[Salon] Israel Has Exhausted the World With Its Problems




Israel Has Exhausted the World With Its Problems - Opinion - Haaretz.com

Carolina LandsmannApr 20, 2023

After she was fired from her post as envoy for combating antisemitism, Noa Tishby tried to impress upon the Israeli public the intensity of the damage the government’s actions are doing to Israel’s image in America. 

She lingered on U.S. President Joe Biden’s response – “no” – when asked if he would invite Prime Minister Benjamin Netanyahu to visit the White House soon. She tried to translate the American “no” into Hebrew. The Americans, she explained, do not say “no.” They have a million ways to get around the word. It would appear, then, that the correct translation of Biden’s “no” is “go to hell.”

About a quarter-century ago, Amos Oz coined the analogy of Benjamin Netanyahu as an air compressor. Perhaps it’s only because Netanyahu’s image has already merged with that of Israel, but in any case it’s hard to get rid of the feeling that what is perceived today as a compressor that doesn’t cease its deafening noise under the window of the world is Israel itself.

According to a recent Gallup poll, U.S. Democrats sympathize more with Palestinians than with Israelis, for the first time. U.S. Sen. Chris Murphy, a Democrat from Connecticut who chairs the U.S. Senate Foreign Relations Subcommittee on the Near East, South Asia, Central Asia, and Counterterrorism, said last month that Washington should make aid to Israel conditional.

U.S. Jews want to bury themselves when Bezalel Smotrich represents Israel and the values of the Jewish people, and let’s not forget the progressive wing of the Democratic Party. It’s not only in Israel that there is a growing group of people who can’t stand the direction in which Israel is heading and see no future for the state.

The truth is that we have exhausted the entire world with our problems. We are failing to preserve even a modicum of normality here, to genuinely succeed in being a nation among nations and to lose this damn sense of being chosen. Because not only was our Holocaust a singular crime, everything that happens here is perceived, and experienced, and discussed, and analyzed, and explained, and marketed to the world as a singular, unique, one-time event that has no equal, likeness or precedent. A unicorn.

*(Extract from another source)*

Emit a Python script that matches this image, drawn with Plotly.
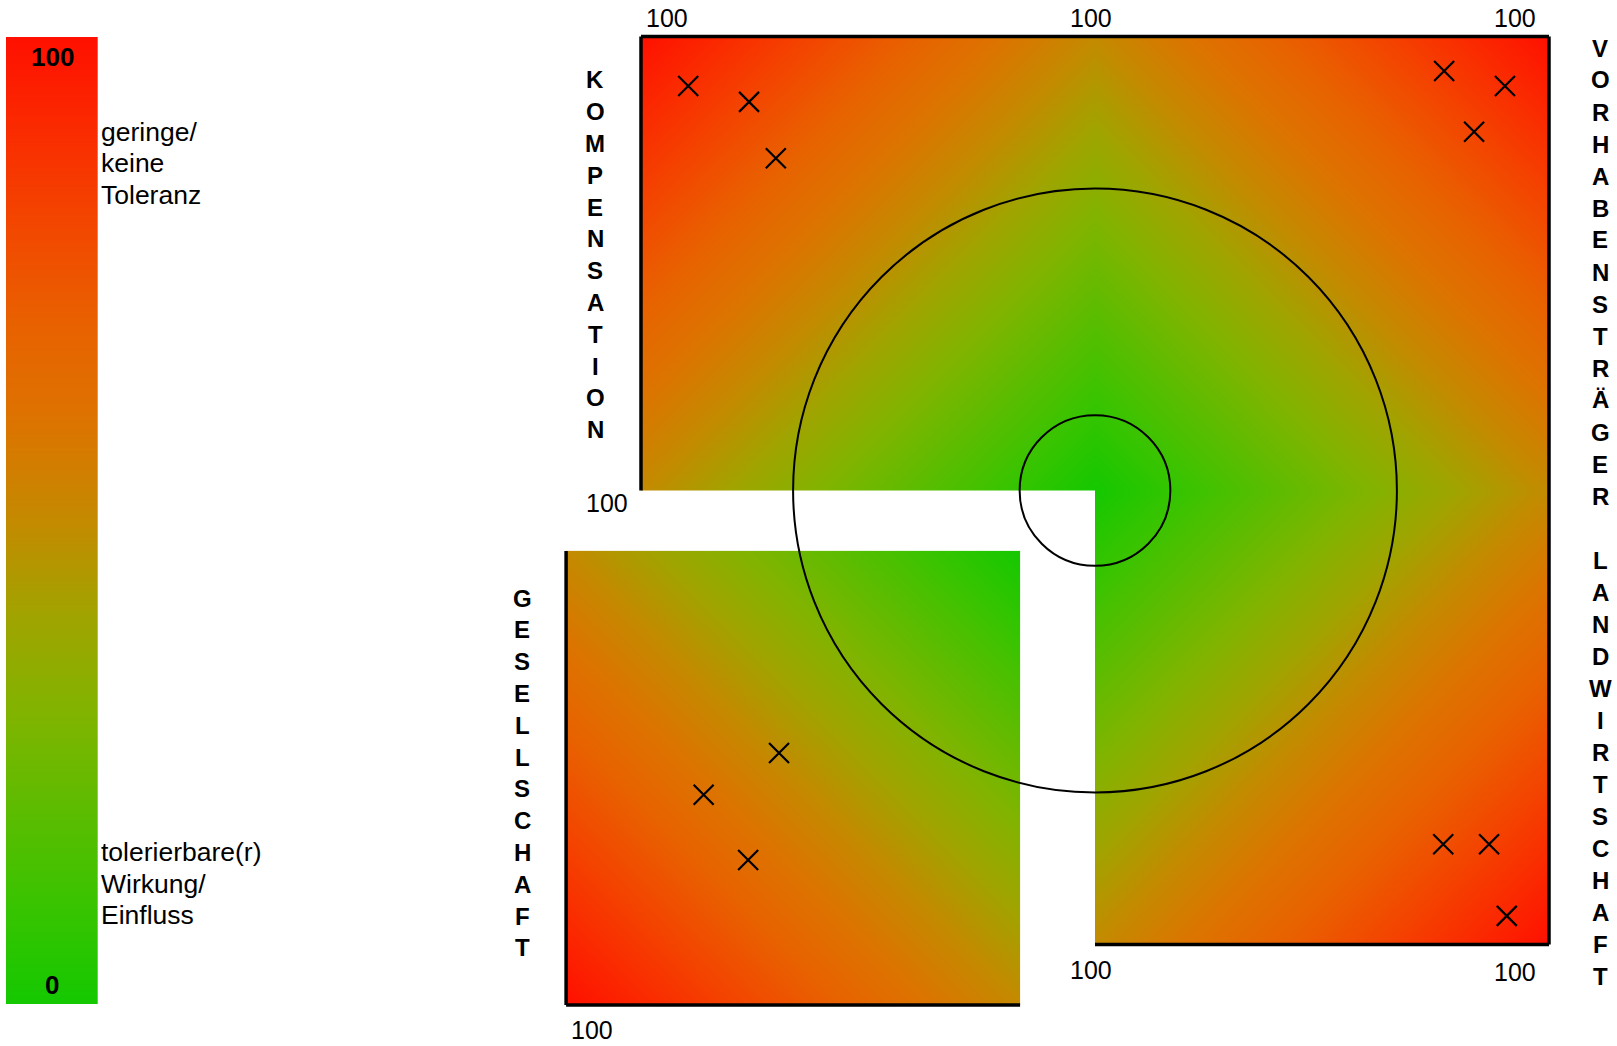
import numpy as np
import plotly.graph_objects as go

# ---------------- data ----------------
# impact positions (0..100 from the centre) per stakeholder quadrant
komp_x = [-89.6, -76.2, -70.3]          # Kompensation (top left)
komp_y = [89.1, 85.6, 73.2]
vorh_x = [76.9, 90.3, 83.5]             # Vorhabensträger (top right)
vorh_y = [92.4, 89.1, 79.0]
land_x = [76.7, 86.8, 90.7]             # Landwirtschaft (bottom right)
land_y = [-77.9, -77.9, -93.7]
ges_x = [-53.1, -69.7, -59.9]           # Gesellschaft (bottom left, offset square)
ges_y = [-44.5, -53.7, -68.1]

inner_radius = 16.6
outer_radius = 66.5
scale_levels = list(range(0, 101))      # tolerance scale 0..100
scale_top_label = "100"
scale_bottom_label = "0"
axis_max_label = "100"
label_high = ["geringe/", "keine", "Toleranz"]
label_low = ["tolerierbare(r)", "Wirkung/", "Einfluss"]
word_komp = "KOMPENSATION"
word_vorh = "VORHABENSTRÄGER"
word_land = "LANDWIRTSCHAFT"
word_ges = "GESELLSCHAFT"

# ---------------- layout constants ----------------
W, H = 1617, 1046
PX = 4.54              # pixels per unit
CX, CY = 1095, 490.5   # pixel position of the centre
GDX, GDY = -16.5, -13.3  # offset of the Gesellschaft square
FONT = "Liberation Sans, Arial, sans-serif"

colorscale = [
    [0.0, "#14C800"], [0.1, "#38C400"], [0.2, "#5CBC00"], [0.3, "#80B400"],
    [0.4, "#A0A400"], [0.5, "#C48A00"], [0.6, "#DC7400"], [0.7, "#E86200"],
    [0.8, "#F24800"], [0.9, "#FA2C00"], [1.0, "#FF1000"],
]


def field(x0, x1, y0, y1, cx, cy):
    nx, ny = int(round(x1 - x0)), int(round(y1 - y0))
    xs = x0 + (np.arange(nx) + 0.5) * (x1 - x0) / nx
    ys = y0 + (np.arange(ny) + 0.5) * (y1 - y0) / ny
    X, Y = np.meshgrid(xs, ys)
    z = (np.abs(X - cx) + np.abs(Y - cy)) / 2.0
    return go.Heatmap(x=xs, y=ys, z=np.clip(z, 0, 100), colorscale=colorscale,
                      zmin=0, zmax=100, zsmooth="best", showscale=False,
                      hoverinfo="skip")


fig = go.Figure()
# lower-right field slightly extended upward under the top field (no seam)
fig.add_trace(field(0, 100, -100, 1, 0, 0))
fig.add_trace(field(-100, 100, 0, 100, 0, 0))
fig.add_trace(field(-100 + GDX, GDX, -100 + GDY, GDY, GDX, GDY))

# colour scale bar
fig.add_trace(go.Heatmap(x=[0, 1], y=scale_levels,
                         z=[[v, v] for v in scale_levels],
                         colorscale=colorscale, zmin=0, zmax=100,
                         zsmooth="best", showscale=False, hoverinfo="skip",
                         xaxis="x2", yaxis="y2"))

mk = dict(symbol="x-thin-open", size=20, line=dict(width=2.2, color="black"),
          color="black")
for xs, ys, dx, dy in [(komp_x, komp_y, 0, 0), (vorh_x, vorh_y, 0, 0),
                       (land_x, land_y, 0, 0), (ges_x, ges_y, GDX, GDY)]:
    fig.add_trace(go.Scatter(x=[v + dx for v in xs], y=[v + dy for v in ys],
                             mode="markers", marker=mk, hoverinfo="skip",
                             showlegend=False))

# borders
bw = 3.5
def seg(x0, y0, x1, y1):
    fig.add_shape(type="line", x0=x0, y0=y0, x1=x1, y1=y1,
                  line=dict(color="black", width=bw), xref="x", yref="y")

seg(-100, 100, 100, 100)
seg(-100, 0, -100, 100)
seg(100, 100, 100, -100)
seg(0, -100, 100, -100)
seg(-100 + GDX, GDY, -100 + GDX, -100 + GDY)
seg(-100 + GDX, -100 + GDY, GDX, -100 + GDY)

for r in (outer_radius, inner_radius):
    fig.add_shape(type="circle", x0=-r, y0=-r, x1=r, y1=r,
                  line=dict(color="black", width=2), xref="x", yref="y")

# annotations in pixel coordinates
def txt(px, py, text, size=24, bold=False, xanchor="center", align="center"):
    fig.add_annotation(x=px / W, y=1 - py / H, xref="paper", yref="paper",
                       text=text, showarrow=False, xanchor=xanchor,
                       yanchor="middle", align=align,
                       font=dict(family=FONT, size=size, color="black",
                                 weight="bold" if bold else "normal"))

for (px, py) in [(667, 18), (1091, 18), (1515, 18), (607, 503),
                 (1091, 970), (1515, 972), (592, 1030)]:
    txt(px, py, axis_max_label, size=25)

txt(52, 57, scale_top_label, size=26, bold=True)
txt(52, 985, scale_bottom_label, size=26, bold=True)
for i, line in enumerate(label_high):
    txt(99, 132 + i * 31.5, line, size=26.5, xanchor="left", align="left")
for i, line in enumerate(label_low):
    txt(99, 852 + i * 31.5, line, size=26.5, xanchor="left", align="left")

def vword(px, py0, step, word):
    for i, ch in enumerate(word):
        if ch != " ":
            txt(px, py0 + i * step, ch, bold=True)

vword(595, 80, 31.8, word_komp)
vword(522, 598, 31.8, word_ges)
vword(1600, 48, 32.0, word_vorh + " " + word_land)

fig.update_layout(
    width=W, height=H, margin=dict(l=0, r=0, t=0, b=0),
    paper_bgcolor="white", plot_bgcolor="rgba(0,0,0,0)", showlegend=False,
    xaxis=dict(range=[-CX / PX, (W - CX) / PX], visible=False, domain=[0, 1]),
    yaxis=dict(range=[(CY - H) / PX, CY / PX], visible=False, domain=[0, 1]),
    xaxis2=dict(range=[0, 1], visible=False, domain=[6 / W, 97.7 / W],
                anchor="y2"),
    yaxis2=dict(range=[0, 100], visible=False,
                domain=[1 - 1004 / H, 1 - 37 / H], anchor="x2"),
)

fig.write_html("out.html", config={"displayModeBar": False},
               post_script="document.body.style.margin='0px';"
                           "document.body.style.overflow='hidden';")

Our wars are always existential, our enemies are not like those of others, they always seek to destroy us, and when it comes to bereavement – well, no one loves their children as a Jewish mother does.

Our dilemmas are always logical paradoxes without a solution, no matter how many legions of geniuses our people produces – and in Israel, everyone’s a genius. Our army is not like the other sadistic armies, it is the most moral in the world, and our occupation is the only one in the world from which the occupier cannot free itself.

We are dying to free our slaves, but what can we do, they insist on remaining chained. There is no partner for liberating the conquered from their conquest. And we will never forgive the Palestinians for forcing us to establish the settlement enterprise. And borders, that basic thing that defines a territory politically, that’s for basic nations, the kind that are everywhere. For us, it is not a physical task but a metaphysical one.

You know those maps that show the Muslim continuum on the map of the Middle East and Israel as a tiny red dot? What do they want from us, Israelis ask, look how much of the world they have, and for our tiny morsel on the globe they put us through hell.

But if the processes of alienation toward Israel continue, there are those in the West who may look at this map and think that perhaps “the only democracy” is not an asset but rather a liability, and that it is easier to deal with a world with an undemocratic Western-Muslim continuum than to preserve a Western democratic outpost in the heart of the Middle East. Even more so when that place is becoming less democratic and less Western by the day.

If we’re not careful, the Americans may still be tempted to press the “off” button to stop the incessant rattling of the compressor.